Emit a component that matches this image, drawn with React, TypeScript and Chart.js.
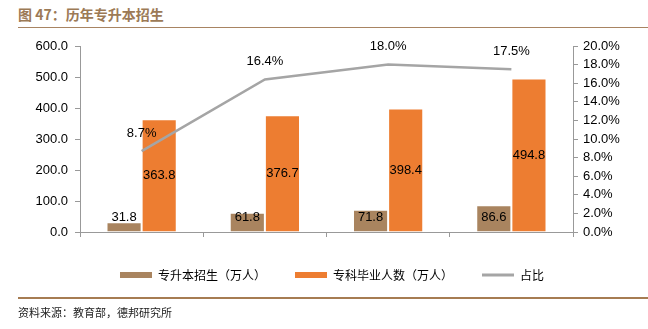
import React, { useEffect, useRef } from "react";
import { Chart, registerables } from "chart.js";

Chart.register(...registerables);

const categories = ["2019", "2020", "2021", "2022"];
const enrollment = [31.8, 61.8, 71.8, 86.6];
const graduates = [363.8, 376.7, 398.4, 494.8];
const ratio = [8.7, 16.4, 18.0, 17.5];
const seriesNames = ["专升本招生（万人）", "专科毕业人数（万人）", "占比"];
const titleText = "图 47：历年专升本招生";
const sourceText = "资料来源：教育部，德邦研究所";

const BROWN = "#A9845F";
const ORANGE = "#ED7D31";
const GRAY = "#A5A5A5";
const NUM_FONT = '"Liberation Sans", Arial, sans-serif';
const CJK_FONT = '"Noto Sans CJK SC", sans-serif';

const valueLabels = {
  id: "valueLabels",
  afterDatasetsDraw(chart: any) {
    const ctx = chart.ctx;
    ctx.save();
    ctx.font = `13px ${NUM_FONT}`;
    ctx.fillStyle = "#000";
    ctx.textAlign = "center";
    ctx.textBaseline = "middle";
    chart.data.datasets.forEach((ds: any, di: number) => {
      const meta = chart.getDatasetMeta(di);
      meta.data.forEach((el: any, i: number) => {
        const v = ds.data[i] as number;
        let y: number;
        let text: string;
        if (di === 0) {
          y = el.base - 14;
          text = v.toFixed(1);
        } else if (di === 1) {
          y = (el.y + el.base) / 2;
          text = v.toFixed(1);
        } else {
          y = el.y - 18;
          text = v.toFixed(1) + "%";
        }
        ctx.fillText(text, el.x, y);
      });
    });
    ctx.restore();
  },
};

export default function App() {
  const ref = useRef<HTMLCanvasElement>(null);

  useEffect(() => {
    if (!ref.current) return;
    const chart = new Chart(ref.current, {
      type: "bar",
      data: {
        labels: categories,
        datasets: [
          {
            type: "bar",
            label: seriesNames[0],
            data: enrollment,
            backgroundColor: BROWN,
            borderColor: "rgba(255,255,255,0.5)",
            borderWidth: 1,
            yAxisID: "y",
            order: 1,
            categoryPercentage: 0.57,
            barPercentage: 1,
          },
          {
            type: "bar",
            label: seriesNames[1],
            data: graduates,
            backgroundColor: ORANGE,
            borderColor: "rgba(255,255,255,0.5)",
            borderWidth: 1,
            yAxisID: "y",
            order: 1,
            categoryPercentage: 0.57,
            barPercentage: 1,
          },
          {
            type: "line",
            label: seriesNames[2],
            data: ratio,
            borderColor: GRAY,
            backgroundColor: GRAY,
            borderWidth: 2.5,
            pointRadius: 0,
            tension: 0,
            yAxisID: "y1",
            order: 0,
          },
        ] as any,
      },
      options: {
        animation: false,
        responsive: false,
        maintainAspectRatio: false,
        layout: { padding: { top: 46, left: 16, right: 0, bottom: 38 } },
        plugins: {
          tooltip: { enabled: false },
          legend: {
            position: "bottom",
            labels: {
              usePointStyle: true,
              pointStyleWidth: 32,
              boxHeight: 6,
              padding: 29,
              color: "#000",
              font: { family: CJK_FONT, size: 12 },
              sort: (a: any, b: any) => a.datasetIndex - b.datasetIndex,
              generateLabels(chart: any) {
                const items = Chart.defaults.plugins.legend.labels.generateLabels(chart);
                return items.map((it: any) => {
                  const isLine = it.datasetIndex === 2;
                  const color = [BROWN, ORANGE, GRAY][it.datasetIndex];
                  return {
                    ...it,
                    fillStyle: color,
                    strokeStyle: color,
                    pointStyle: isLine ? "line" : "rect",
                    lineWidth: isLine ? 3 : 0,
                  };
                });
              },
            },
          },
        },
        scales: {
          x: {
            offset: true,
            grid: {
              offset: true,
              drawOnChartArea: false,
              drawTicks: true,
              tickLength: 5,
              color: "#999",
            },
            border: { color: "#999" },
            ticks: {
              color: "#000",
              font: { family: NUM_FONT, size: 13 },
              padding: 4,
            },
            afterFit(scale: any) {
              scale.height = 8;
            },
          },
          y: {
            position: "left",
            min: 0,
            max: 600,
            ticks: {
              stepSize: 100,
              color: "#000",
              font: { family: NUM_FONT, size: 13 },
              padding: 7,
              callback: (v: any) => Number(v).toFixed(1),
            },
            grid: {
              drawOnChartArea: false,
              drawTicks: true,
              tickLength: 5,
              color: "#999",
            },
            border: { color: "#999" },
            afterFit(scale: any) {
              scale.width = 64;
            },
          },
          y1: {
            position: "right",
            min: 0,
            max: 20,
            ticks: {
              stepSize: 2,
              color: "#000",
              font: { family: NUM_FONT, size: 13 },
              padding: 5,
              callback: (v: any) => Number(v).toFixed(1) + "%",
            },
            grid: {
              drawOnChartArea: false,
              drawTicks: true,
              tickLength: 5,
              color: "#999",
            },
            border: { color: "#999" },
            afterFit(scale: any) {
              scale.width = 75;
            },
          },
        },
      },
      plugins: [valueLabels],
    });
    return () => chart.destroy();
  }, []);

  return (
    <div
      style={{
        position: "absolute",
        left: 0,
        top: 0,
        width: 648,
        height: 329,
        background: "#fff",
        overflow: "hidden",
      }}
    >
      <div
        style={{
          position: "absolute",
          left: 18,
          top: 5,
          fontFamily: CJK_FONT,
          fontWeight: 700,
          fontSize: 14,
          lineHeight: "18px",
          color: "#9C7A56",
          whiteSpace: "nowrap",
        }}
      >
        {titleText}
      </div>
      <div
        style={{
          position: "absolute",
          left: 18,
          top: 27,
          width: 630,
          height: 1,
          background: "#A88462",
        }}
      />
      <canvas
        ref={ref}
        width={648}
        height={329}
        style={{ position: "absolute", left: 0, top: 0, width: 648, height: 329 }}
      />
      <div
        style={{
          position: "absolute",
          left: 18,
          top: 297,
          width: 630,
          height: 2,
          background: "#A67C52",
        }}
      />
      <div
        style={{
          position: "absolute",
          left: 18,
          top: 304,
          fontFamily: CJK_FONT,
          fontSize: 11,
          lineHeight: "16px",
          color: "#222",
          whiteSpace: "nowrap",
        }}
      >
        {sourceText}
      </div>
    </div>
  );
}
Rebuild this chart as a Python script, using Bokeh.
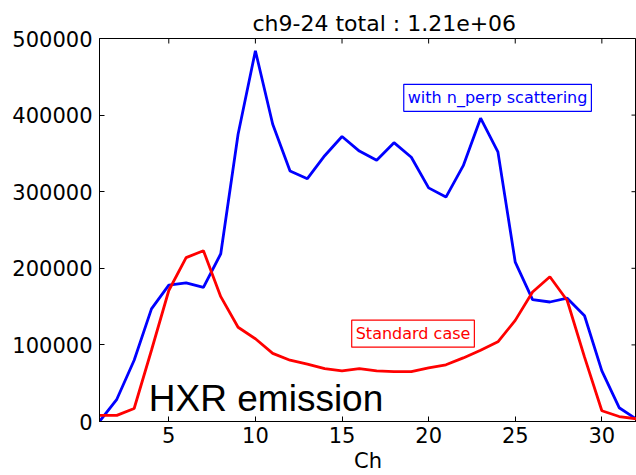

---

▸ INSTRUCTIONS TO FOLLOW
Scan the lines above for "this", then copy every one that has it.

▸ WRITTEN REPLY
Emit a component that matches this image, drawn with React, TypeScript and Chart.js.
Rebuild this chart as a Python script, using Bokeh.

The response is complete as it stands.